“Traditional” Baptists and Calvinism

“Traditional” Baptists and Calvinism June 5, 2012

In May 2012 a group of Southern Baptist Convention (SBC) leaders posted a statement on the “Traditional Southern Baptist Understanding of God’s Plan of Salvation.” The statement defended man’s free will in accepting Christ’s offer of salvation, and highlighted what is now the key theological division within the country’s largest Protestant denomination. With SBC conservatives having largely taken control of denominational leadership and seminaries from moderates and liberals by the 1990s, the debate over Calvinism, including predestination, election, and God’s sovereignty in salvation, is now one of the SBC’s most fractious, pitting camps of theological conservatives against one another.

The statement generated an indignant response from many SBC Calvinists, and also from some SBC leaders who think the denomination should focus on areas of unity. (Frank Page, the current president of the denomination’s Executive Committee, as well as the leaders of the International Mission Board and the North American Mission Board, declined to take sides on the statement.)

Some have raised concerns about the statement’s portrayal of Calvinism, but what I’ll focus on here is the problematic historical stance of the authors, especially in calling free will the “traditional” Southern Baptist position on soteriology (the theology of salvation). To be fair, the authors note that Calvinism has played a role in Southern Baptist life from its “earliest days,” although they do not say whether they mean the emergence of English Baptists in the early 1600s, or the founding of the SBC in 1845. In either case, Calvinists have always been a major factor, but especially if you include the first two hundred and fifty years of the movement, Calvinism arguably has been the dominant theology among English and American Baptists.

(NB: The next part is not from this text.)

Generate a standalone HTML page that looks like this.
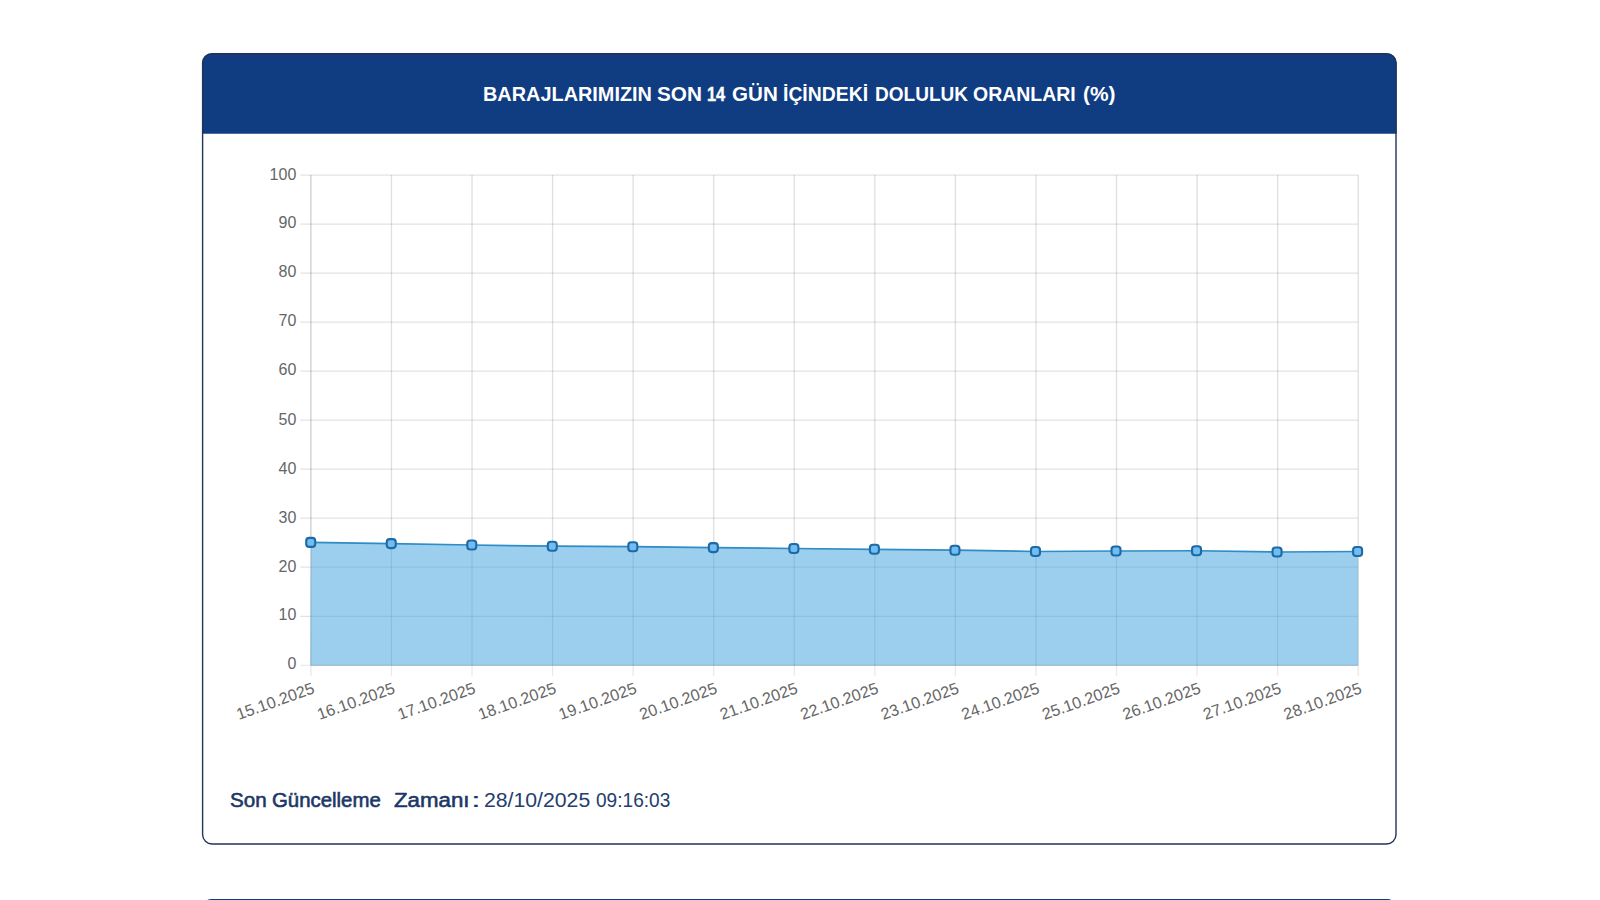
<!DOCTYPE html>
<html lang="tr"><head><meta charset="utf-8"><title>Baraj Doluluk Oranları</title>
<style>
html,body{margin:0;padding:0;background:#fff;}
body{width:1600px;height:900px;overflow:hidden;position:relative;font-family:"Liberation Sans",sans-serif;}
.tw,.bw,.rw{position:absolute;white-space:nowrap;font-size:20px;line-height:24px;transform-origin:0 50%;}
.tw{color:#fff;font-weight:bold;font-size:20.5px;}
.bw{color:#1b3768;font-weight:normal;-webkit-text-stroke:0.5px #1b3768;}
.bc{-webkit-text-stroke:0.15px #1b3768;}
.rw{color:#243e6e;font-weight:normal;}
svg.chart{position:absolute;left:0;top:0;}
.yl{font-family:"Liberation Sans",sans-serif;font-size:16px;fill:#666;}
.xl{font-family:"Liberation Sans",sans-serif;font-size:16.25px;fill:#666;}
</style></head><body>
<svg class="chart" width="1600" height="900" viewBox="0 0 1600 900">
<path d="M202.00 133.70 V62.70 A9.50 9.50 0 0 1 211.50 53.20 H1387.20 A9.50 9.50 0 0 1 1396.70 62.70 V133.70 Z" fill="#103c82"/>
<rect x="202.60" y="53.80" width="1193.40" height="790.20" rx="9.5" fill="none" stroke="#203459" stroke-width="1.4"/>
<path d="M202.00 901 V908.50 A9.50 9.50 0 0 1 211.50 899.00 H1387.20 A9.50 9.50 0 0 1 1396.70 908.50 V901 Z" fill="#103c82"/>
<g stroke="#000" stroke-opacity="0.115" stroke-width="1.25"><line x1="300.40" y1="616.27" x2="1358.20" y2="616.27"/><line x1="300.40" y1="567.24" x2="1358.20" y2="567.24"/><line x1="300.40" y1="518.21" x2="1358.20" y2="518.21"/><line x1="300.40" y1="469.18" x2="1358.20" y2="469.18"/><line x1="300.40" y1="420.15" x2="1358.20" y2="420.15"/><line x1="300.40" y1="371.12" x2="1358.20" y2="371.12"/><line x1="300.40" y1="322.09" x2="1358.20" y2="322.09"/><line x1="300.40" y1="273.06" x2="1358.20" y2="273.06"/><line x1="300.40" y1="224.03" x2="1358.20" y2="224.03"/><line x1="300.40" y1="175.00" x2="1358.20" y2="175.00"/></g>
<g stroke="#000" stroke-opacity="0.2" stroke-width="1.25"><line x1="310.90" y1="665.30" x2="1358.20" y2="665.30"/><line x1="310.90" y1="175.00" x2="310.90" y2="665.30"/></g>
<g stroke="#000" stroke-opacity="0.08" stroke-width="1.25"><line x1="300.40" y1="665.30" x2="310.90" y2="665.30"/></g>
<g stroke="#000" stroke-opacity="0.125" stroke-width="1.3"><line x1="391.46" y1="175.00" x2="391.46" y2="665.30"/><line x1="472.02" y1="175.00" x2="472.02" y2="665.30"/><line x1="552.58" y1="175.00" x2="552.58" y2="665.30"/><line x1="633.15" y1="175.00" x2="633.15" y2="665.30"/><line x1="713.71" y1="175.00" x2="713.71" y2="665.30"/><line x1="794.27" y1="175.00" x2="794.27" y2="665.30"/><line x1="874.83" y1="175.00" x2="874.83" y2="665.30"/><line x1="955.39" y1="175.00" x2="955.39" y2="665.30"/><line x1="1035.95" y1="175.00" x2="1035.95" y2="665.30"/><line x1="1116.52" y1="175.00" x2="1116.52" y2="665.30"/><line x1="1197.08" y1="175.00" x2="1197.08" y2="665.30"/><line x1="1277.64" y1="175.00" x2="1277.64" y2="665.30"/><line x1="1358.20" y1="175.00" x2="1358.20" y2="665.30"/></g>
<g stroke="#000" stroke-opacity="0.085" stroke-width="1.3"><line x1="310.90" y1="665.30" x2="310.90" y2="675.80"/><line x1="391.46" y1="665.30" x2="391.46" y2="675.80"/><line x1="472.02" y1="665.30" x2="472.02" y2="675.80"/><line x1="552.58" y1="665.30" x2="552.58" y2="675.80"/><line x1="633.15" y1="665.30" x2="633.15" y2="675.80"/><line x1="713.71" y1="665.30" x2="713.71" y2="675.80"/><line x1="794.27" y1="665.30" x2="794.27" y2="675.80"/><line x1="874.83" y1="665.30" x2="874.83" y2="675.80"/><line x1="955.39" y1="665.30" x2="955.39" y2="675.80"/><line x1="1035.95" y1="665.30" x2="1035.95" y2="675.80"/><line x1="1116.52" y1="665.30" x2="1116.52" y2="675.80"/><line x1="1197.08" y1="665.30" x2="1197.08" y2="675.80"/><line x1="1277.64" y1="665.30" x2="1277.64" y2="675.80"/><line x1="1358.20" y1="665.30" x2="1358.20" y2="675.80"/></g>
<polygon points="310.90,542.40 391.46,543.60 472.02,545.00 552.58,546.20 633.15,546.70 713.71,547.60 794.27,548.50 874.83,549.30 955.39,550.20 1035.95,551.50 1116.52,551.00 1197.08,550.75 1277.64,552.00 1358.20,551.50 1358.20,665.60 310.40,665.60" fill="#3a9fdb" fill-opacity="0.5"/>
<polyline points="310.90,542.40 391.46,543.60 472.02,545.00 552.58,546.20 633.15,546.70 713.71,547.60 794.27,548.50 874.83,549.30 955.39,550.20 1035.95,551.50 1116.52,551.00 1197.08,550.75 1277.64,552.00 1358.20,551.50" fill="none" stroke="#2e8cc6" stroke-width="1.7" stroke-linejoin="round"/>
<rect x="306.20" y="537.90" width="9" height="9" rx="3" fill="#6fbdf2" stroke="#1f6aa5" stroke-width="2.1"/>
<rect x="386.73" y="539.10" width="9" height="9" rx="3" fill="#6fbdf2" stroke="#1f6aa5" stroke-width="2.1"/>
<rect x="467.26" y="540.50" width="9" height="9" rx="3" fill="#6fbdf2" stroke="#1f6aa5" stroke-width="2.1"/>
<rect x="547.79" y="541.70" width="9" height="9" rx="3" fill="#6fbdf2" stroke="#1f6aa5" stroke-width="2.1"/>
<rect x="628.32" y="542.20" width="9" height="9" rx="3" fill="#6fbdf2" stroke="#1f6aa5" stroke-width="2.1"/>
<rect x="708.85" y="543.10" width="9" height="9" rx="3" fill="#6fbdf2" stroke="#1f6aa5" stroke-width="2.1"/>
<rect x="789.38" y="544.00" width="9" height="9" rx="3" fill="#6fbdf2" stroke="#1f6aa5" stroke-width="2.1"/>
<rect x="869.92" y="544.80" width="9" height="9" rx="3" fill="#6fbdf2" stroke="#1f6aa5" stroke-width="2.1"/>
<rect x="950.45" y="545.70" width="9" height="9" rx="3" fill="#6fbdf2" stroke="#1f6aa5" stroke-width="2.1"/>
<rect x="1030.98" y="547.00" width="9" height="9" rx="3" fill="#6fbdf2" stroke="#1f6aa5" stroke-width="2.1"/>
<rect x="1111.51" y="546.50" width="9" height="9" rx="3" fill="#6fbdf2" stroke="#1f6aa5" stroke-width="2.1"/>
<rect x="1192.04" y="546.25" width="9" height="9" rx="3" fill="#6fbdf2" stroke="#1f6aa5" stroke-width="2.1"/>
<rect x="1272.57" y="547.50" width="9" height="9" rx="3" fill="#6fbdf2" stroke="#1f6aa5" stroke-width="2.1"/>
<rect x="1353.10" y="547.00" width="9" height="9" rx="3" fill="#6fbdf2" stroke="#1f6aa5" stroke-width="2.1"/>
<text class="yl" x="296.30" y="669.35" text-anchor="end">0</text>
<text class="yl" x="296.30" y="620.45" text-anchor="end">10</text>
<text class="yl" x="296.30" y="571.55" text-anchor="end">20</text>
<text class="yl" x="296.30" y="522.65" text-anchor="end">30</text>
<text class="yl" x="296.30" y="473.75" text-anchor="end">40</text>
<text class="yl" x="296.30" y="424.85" text-anchor="end">50</text>
<text class="yl" x="296.30" y="375.15" text-anchor="end">60</text>
<text class="yl" x="296.30" y="326.25" text-anchor="end">70</text>
<text class="yl" x="296.30" y="277.35" text-anchor="end">80</text>
<text class="yl" x="296.30" y="228.45" text-anchor="end">90</text>
<text class="yl" x="296.30" y="180.35" text-anchor="end">100</text>
<text class="xl" text-anchor="end" transform="translate(315.50,692.80) rotate(-19.5)">15.10.2025</text>
<text class="xl" text-anchor="end" transform="translate(396.06,692.80) rotate(-19.5)">16.10.2025</text>
<text class="xl" text-anchor="end" transform="translate(476.62,692.80) rotate(-19.5)">17.10.2025</text>
<text class="xl" text-anchor="end" transform="translate(557.18,692.80) rotate(-19.5)">18.10.2025</text>
<text class="xl" text-anchor="end" transform="translate(637.75,692.80) rotate(-19.5)">19.10.2025</text>
<text class="xl" text-anchor="end" transform="translate(718.31,692.80) rotate(-19.5)">20.10.2025</text>
<text class="xl" text-anchor="end" transform="translate(798.87,692.80) rotate(-19.5)">21.10.2025</text>
<text class="xl" text-anchor="end" transform="translate(879.43,692.80) rotate(-19.5)">22.10.2025</text>
<text class="xl" text-anchor="end" transform="translate(959.99,692.80) rotate(-19.5)">23.10.2025</text>
<text class="xl" text-anchor="end" transform="translate(1040.55,692.80) rotate(-19.5)">24.10.2025</text>
<text class="xl" text-anchor="end" transform="translate(1121.12,692.80) rotate(-19.5)">25.10.2025</text>
<text class="xl" text-anchor="end" transform="translate(1201.68,692.80) rotate(-19.5)">26.10.2025</text>
<text class="xl" text-anchor="end" transform="translate(1282.24,692.80) rotate(-19.5)">27.10.2025</text>
<text class="xl" text-anchor="end" transform="translate(1362.80,692.80) rotate(-19.5)">28.10.2025</text>
</svg>
<div class="ttl"><span class="tw" style="left:482.83px;top:82.20px;transform:scaleX(0.9698)">BARAJLARIMIZIN</span><span class="tw" style="left:657.09px;top:82.20px;transform:scaleX(1.0119)">SON</span><span class="tw" style="left:707.30px;top:82.20px;transform:scaleX(0.7955);-webkit-text-stroke:0.45px #fff">14</span><span class="tw" style="left:732.10px;top:82.20px;transform:scaleX(1.0047)">GÜN</span><span class="tw" style="left:782.81px;top:82.20px;transform:scaleX(0.9449)">İÇİNDEKİ</span><span class="tw" style="left:874.67px;top:82.20px;transform:scaleX(0.9283)">DOLULUK</span><span class="tw" style="left:973.45px;top:82.20px;transform:scaleX(0.9491)">ORANLARI</span><span class="tw" style="left:1082.73px;top:82.20px;transform:scaleX(1.0217)">(%)</span></div>
<div class="upd"><span class="bw" style="left:229.97px;top:788.00px;transform:scaleX(1.0294);-webkit-text-stroke-width:0.59px">Son</span><span class="bw" style="left:271.98px;top:788.00px;transform:scaleX(1.0190);-webkit-text-stroke-width:0.59px">Güncelleme</span><span class="bw" style="left:393.50px;top:788.00px;transform:scaleX(1.1136);-webkit-text-stroke-width:0.57px">Zamanı</span><span class="bw bc" style="left:471.00px;top:788.00px;transform:scaleX(1.7500)">:</span><span class="rw" style="left:483.94px;top:788.00px;transform:scaleX(1.0612)">28/10/2025</span><span class="rw" style="left:595.55px;top:788.00px;transform:scaleX(0.9539)">09:16:03</span></div>
</body></html>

This makes dubious the assertion that free will is the “traditional” position. If we were talking about Methodism, by contrast, Arminianism would undoubtedly be the “traditional” position, as Methodist founder John Wesley was rigidly anti-Calvinist, and broke fellowship with the great evangelist George Whitefield over the issue. (The SBC authors, as I understand it, do not wish to be called Arminians.)

But from its origins, the Baptist movement was divided between “General” and “Regular” or “Particular” Baptists over the issue of election (was Christ’s atonement only for the elect, or was it offered to all?). In America, Baptists who believed in a general atonement became a decided minority, especially after the Great Awakening of the mid-eighteenth century, as Calvinistic Separate Baptists, emerging from the revivals, became the most dynamic segment of broader Baptist life.

The statement also acknowledges that “some earlier Baptist confessions were shaped by Calvinism,” but this is an understatement. Of course, there were General Baptist confessions, but the Calvinistic London Baptist Confession of 1689, and the nearly identical Philadelphia Confession of 1742, exercised a dominant influence, even as Baptist churches spread to the American frontier. For instance, in 1785 the new Elkhorn Baptist Association of Kentucky adopted the Philadelphia Confession, which affirmed that “by the decree of God, for the manifestation of his glory, some men and angels are pre-destinated, or fore-ordinated to eternal life, through Jesus Christ, to the praise of his glorious grace; others being left to act in their sin to their just condemnation, to the praise of his glorious justice.” Although the 1833 New Hampshire Baptist Confession was more moderate, it too remained Calvinist.

Think of all the Calvinistic Baptists, including Baptist leaders from the South, that we must regard as “non-traditional” if this statement is correct: John Bunyan, Isaac Backus, David George (the pastor of the first enduring African American congregation in America, the Silver Bluff Church in South Carolina), Charles Spurgeon, James Petrigru Boyce…the list could go on and on.

Baptists have long engaged in vigorous debates about Calvinism, and there has never been a unifying Baptist position on the issue. It is one thing for Baptist non-Calvinists to argue that theirs is the biblical position on soteriology–and there is indeed a sound argument to be made for the general atonement and other aspects of the non-Calvinist position. But it is another thing to claim the “traditional” label for free will. It is unclear what the signers mean when they say “it is time to move beyond Calvinism as a reference point for Baptist soteriology,” but with such a strong historic legacy and, apparently, with growing numbers of Baptist adherents, it is not likely that Baptist Calvinism will go away any time soon.